## begin Material to process
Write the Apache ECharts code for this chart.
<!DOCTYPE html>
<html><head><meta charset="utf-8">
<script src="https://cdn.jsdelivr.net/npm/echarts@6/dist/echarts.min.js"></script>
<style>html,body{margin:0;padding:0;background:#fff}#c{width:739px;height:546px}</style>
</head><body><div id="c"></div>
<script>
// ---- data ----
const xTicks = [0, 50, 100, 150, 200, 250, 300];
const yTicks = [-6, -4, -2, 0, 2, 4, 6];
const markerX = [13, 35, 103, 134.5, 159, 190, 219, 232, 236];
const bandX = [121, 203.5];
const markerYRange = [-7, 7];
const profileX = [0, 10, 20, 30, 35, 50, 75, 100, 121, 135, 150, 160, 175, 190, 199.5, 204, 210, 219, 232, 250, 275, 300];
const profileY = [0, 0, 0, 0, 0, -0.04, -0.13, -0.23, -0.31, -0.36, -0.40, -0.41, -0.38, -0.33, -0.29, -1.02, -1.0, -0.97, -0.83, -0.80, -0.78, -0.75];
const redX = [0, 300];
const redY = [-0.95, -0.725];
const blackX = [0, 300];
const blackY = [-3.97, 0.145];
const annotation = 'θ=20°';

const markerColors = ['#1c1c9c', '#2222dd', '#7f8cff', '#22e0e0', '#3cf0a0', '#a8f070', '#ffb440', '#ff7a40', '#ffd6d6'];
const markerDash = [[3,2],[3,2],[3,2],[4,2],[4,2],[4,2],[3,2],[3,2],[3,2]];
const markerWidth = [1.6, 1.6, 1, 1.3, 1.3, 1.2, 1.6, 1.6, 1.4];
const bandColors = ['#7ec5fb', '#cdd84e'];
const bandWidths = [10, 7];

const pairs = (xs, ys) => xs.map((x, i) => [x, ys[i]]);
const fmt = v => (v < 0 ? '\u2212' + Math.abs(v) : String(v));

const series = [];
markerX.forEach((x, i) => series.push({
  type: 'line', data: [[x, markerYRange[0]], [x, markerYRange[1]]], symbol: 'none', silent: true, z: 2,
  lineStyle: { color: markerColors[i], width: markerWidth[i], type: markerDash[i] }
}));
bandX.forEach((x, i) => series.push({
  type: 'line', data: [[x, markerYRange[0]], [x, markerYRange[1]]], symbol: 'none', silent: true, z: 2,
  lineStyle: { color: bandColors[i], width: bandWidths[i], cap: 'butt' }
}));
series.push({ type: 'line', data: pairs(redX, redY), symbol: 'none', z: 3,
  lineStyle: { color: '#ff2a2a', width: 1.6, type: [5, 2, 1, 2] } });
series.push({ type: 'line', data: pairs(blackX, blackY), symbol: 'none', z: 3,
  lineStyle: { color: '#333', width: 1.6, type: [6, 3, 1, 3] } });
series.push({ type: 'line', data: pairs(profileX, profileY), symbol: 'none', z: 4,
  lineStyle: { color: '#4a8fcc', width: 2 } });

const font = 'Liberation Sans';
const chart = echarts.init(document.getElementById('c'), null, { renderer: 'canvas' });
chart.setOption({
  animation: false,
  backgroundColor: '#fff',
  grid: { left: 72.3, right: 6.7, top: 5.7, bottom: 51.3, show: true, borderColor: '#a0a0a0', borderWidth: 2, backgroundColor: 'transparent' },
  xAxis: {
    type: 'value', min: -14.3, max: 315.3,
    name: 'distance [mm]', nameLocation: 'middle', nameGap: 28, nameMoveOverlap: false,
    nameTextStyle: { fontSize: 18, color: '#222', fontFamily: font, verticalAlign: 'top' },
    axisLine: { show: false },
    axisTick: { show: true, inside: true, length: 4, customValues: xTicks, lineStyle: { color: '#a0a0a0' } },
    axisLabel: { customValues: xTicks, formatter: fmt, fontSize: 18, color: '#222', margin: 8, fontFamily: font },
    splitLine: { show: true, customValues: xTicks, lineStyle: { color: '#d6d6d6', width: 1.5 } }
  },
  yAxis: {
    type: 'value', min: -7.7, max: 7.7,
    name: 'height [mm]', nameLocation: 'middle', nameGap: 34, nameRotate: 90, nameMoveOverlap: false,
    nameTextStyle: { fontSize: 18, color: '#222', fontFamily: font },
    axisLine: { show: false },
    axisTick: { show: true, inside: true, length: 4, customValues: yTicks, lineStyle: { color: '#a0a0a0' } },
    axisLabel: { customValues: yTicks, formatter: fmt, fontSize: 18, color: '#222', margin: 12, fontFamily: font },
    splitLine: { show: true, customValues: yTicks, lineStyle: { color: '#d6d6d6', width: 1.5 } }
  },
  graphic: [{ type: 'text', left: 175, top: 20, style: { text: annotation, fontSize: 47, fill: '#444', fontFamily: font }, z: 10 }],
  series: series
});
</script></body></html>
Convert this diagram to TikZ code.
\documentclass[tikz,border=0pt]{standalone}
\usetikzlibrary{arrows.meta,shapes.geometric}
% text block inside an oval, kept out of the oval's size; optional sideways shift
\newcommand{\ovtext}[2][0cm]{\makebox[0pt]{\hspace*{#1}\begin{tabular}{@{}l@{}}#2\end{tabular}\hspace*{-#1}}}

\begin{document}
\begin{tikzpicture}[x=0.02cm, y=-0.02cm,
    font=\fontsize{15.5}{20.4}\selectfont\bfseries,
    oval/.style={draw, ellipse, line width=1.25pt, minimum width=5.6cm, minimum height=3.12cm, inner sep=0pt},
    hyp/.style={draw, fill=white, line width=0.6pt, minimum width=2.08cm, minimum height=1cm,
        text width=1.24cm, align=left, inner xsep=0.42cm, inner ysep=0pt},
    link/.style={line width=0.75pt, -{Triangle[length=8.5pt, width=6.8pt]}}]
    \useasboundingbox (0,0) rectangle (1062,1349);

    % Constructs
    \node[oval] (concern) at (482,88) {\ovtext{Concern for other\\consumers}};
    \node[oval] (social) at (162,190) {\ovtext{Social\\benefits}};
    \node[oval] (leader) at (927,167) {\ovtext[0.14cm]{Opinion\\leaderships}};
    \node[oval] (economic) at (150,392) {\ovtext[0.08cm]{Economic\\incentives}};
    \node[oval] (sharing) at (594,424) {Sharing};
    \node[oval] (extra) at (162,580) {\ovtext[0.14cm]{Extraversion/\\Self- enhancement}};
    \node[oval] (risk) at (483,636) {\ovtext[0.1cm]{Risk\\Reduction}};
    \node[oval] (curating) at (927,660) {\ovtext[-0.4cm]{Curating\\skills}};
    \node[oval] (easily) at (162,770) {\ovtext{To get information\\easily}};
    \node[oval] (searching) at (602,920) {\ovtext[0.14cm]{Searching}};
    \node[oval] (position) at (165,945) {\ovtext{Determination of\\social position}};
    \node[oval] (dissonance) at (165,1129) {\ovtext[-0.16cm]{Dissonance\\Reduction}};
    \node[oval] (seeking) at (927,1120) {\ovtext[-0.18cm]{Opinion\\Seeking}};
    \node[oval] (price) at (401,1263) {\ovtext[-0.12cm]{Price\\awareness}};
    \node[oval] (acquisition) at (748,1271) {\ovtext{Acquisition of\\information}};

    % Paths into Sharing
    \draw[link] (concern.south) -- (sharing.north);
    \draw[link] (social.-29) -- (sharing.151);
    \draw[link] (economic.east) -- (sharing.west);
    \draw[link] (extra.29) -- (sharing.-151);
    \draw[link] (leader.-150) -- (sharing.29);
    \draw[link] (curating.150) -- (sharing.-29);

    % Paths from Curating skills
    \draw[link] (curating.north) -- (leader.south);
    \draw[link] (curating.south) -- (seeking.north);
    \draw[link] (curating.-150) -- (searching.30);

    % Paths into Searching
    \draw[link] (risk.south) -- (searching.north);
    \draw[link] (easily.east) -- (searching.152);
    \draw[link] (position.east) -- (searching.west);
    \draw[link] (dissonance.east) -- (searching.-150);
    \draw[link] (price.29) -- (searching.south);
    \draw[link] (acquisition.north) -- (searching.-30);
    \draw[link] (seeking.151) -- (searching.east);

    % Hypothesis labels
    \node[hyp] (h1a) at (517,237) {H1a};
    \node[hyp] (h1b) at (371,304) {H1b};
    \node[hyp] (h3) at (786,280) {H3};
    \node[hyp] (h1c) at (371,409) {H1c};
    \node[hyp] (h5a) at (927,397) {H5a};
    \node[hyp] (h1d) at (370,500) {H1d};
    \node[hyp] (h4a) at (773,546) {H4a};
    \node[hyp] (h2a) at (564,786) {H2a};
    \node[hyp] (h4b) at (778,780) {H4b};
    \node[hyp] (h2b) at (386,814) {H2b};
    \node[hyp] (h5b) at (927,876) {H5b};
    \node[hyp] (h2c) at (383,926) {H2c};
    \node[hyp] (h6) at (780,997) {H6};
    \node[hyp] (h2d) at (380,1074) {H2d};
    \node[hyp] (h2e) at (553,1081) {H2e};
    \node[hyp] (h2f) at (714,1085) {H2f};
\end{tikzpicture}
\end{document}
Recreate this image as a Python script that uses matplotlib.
## end Material to process
Return exactly the lines from the beginning of the data above through the one containing "color: '#4a8fcc', width: 2", please. Include both end lines and add nothing else.

Write the Apache ECharts code for this chart.
<!DOCTYPE html>
<html><head><meta charset="utf-8">
<script src="https://cdn.jsdelivr.net/npm/echarts@6/dist/echarts.min.js"></script>
<style>html,body{margin:0;padding:0;background:#fff}#c{width:739px;height:546px}</style>
</head><body><div id="c"></div>
<script>
// ---- data ----
const xTicks = [0, 50, 100, 150, 200, 250, 300];
const yTicks = [-6, -4, -2, 0, 2, 4, 6];
const markerX = [13, 35, 103, 134.5, 159, 190, 219, 232, 236];
const bandX = [121, 203.5];
const markerYRange = [-7, 7];
const profileX = [0, 10, 20, 30, 35, 50, 75, 100, 121, 135, 150, 160, 175, 190, 199.5, 204, 210, 219, 232, 250, 275, 300];
const profileY = [0, 0, 0, 0, 0, -0.04, -0.13, -0.23, -0.31, -0.36, -0.40, -0.41, -0.38, -0.33, -0.29, -1.02, -1.0, -0.97, -0.83, -0.80, -0.78, -0.75];
const redX = [0, 300];
const redY = [-0.95, -0.725];
const blackX = [0, 300];
const blackY = [-3.97, 0.145];
const annotation = 'θ=20°';

const markerColors = ['#1c1c9c', '#2222dd', '#7f8cff', '#22e0e0', '#3cf0a0', '#a8f070', '#ffb440', '#ff7a40', '#ffd6d6'];
const markerDash = [[3,2],[3,2],[3,2],[4,2],[4,2],[4,2],[3,2],[3,2],[3,2]];
const markerWidth = [1.6, 1.6, 1, 1.3, 1.3, 1.2, 1.6, 1.6, 1.4];
const bandColors = ['#7ec5fb', '#cdd84e'];
const bandWidths = [10, 7];

const pairs = (xs, ys) => xs.map((x, i) => [x, ys[i]]);
const fmt = v => (v < 0 ? '\u2212' + Math.abs(v) : String(v));

const series = [];
markerX.forEach((x, i) => series.push({
  type: 'line', data: [[x, markerYRange[0]], [x, markerYRange[1]]], symbol: 'none', silent: true, z: 2,
  lineStyle: { color: markerColors[i], width: markerWidth[i], type: markerDash[i] }
}));
bandX.forEach((x, i) => series.push({
  type: 'line', data: [[x, markerYRange[0]], [x, markerYRange[1]]], symbol: 'none', silent: true, z: 2,
  lineStyle: { color: bandColors[i], width: bandWidths[i], cap: 'butt' }
}));
series.push({ type: 'line', data: pairs(redX, redY), symbol: 'none', z: 3,
  lineStyle: { color: '#ff2a2a', width: 1.6, type: [5, 2, 1, 2] } });
series.push({ type: 'line', data: pairs(blackX, blackY), symbol: 'none', z: 3,
  lineStyle: { color: '#333', width: 1.6, type: [6, 3, 1, 3] } });
series.push({ type: 'line', data: pairs(profileX, profileY), symbol: 'none', z: 4,
  lineStyle: { color: '#4a8fcc', width: 2 } });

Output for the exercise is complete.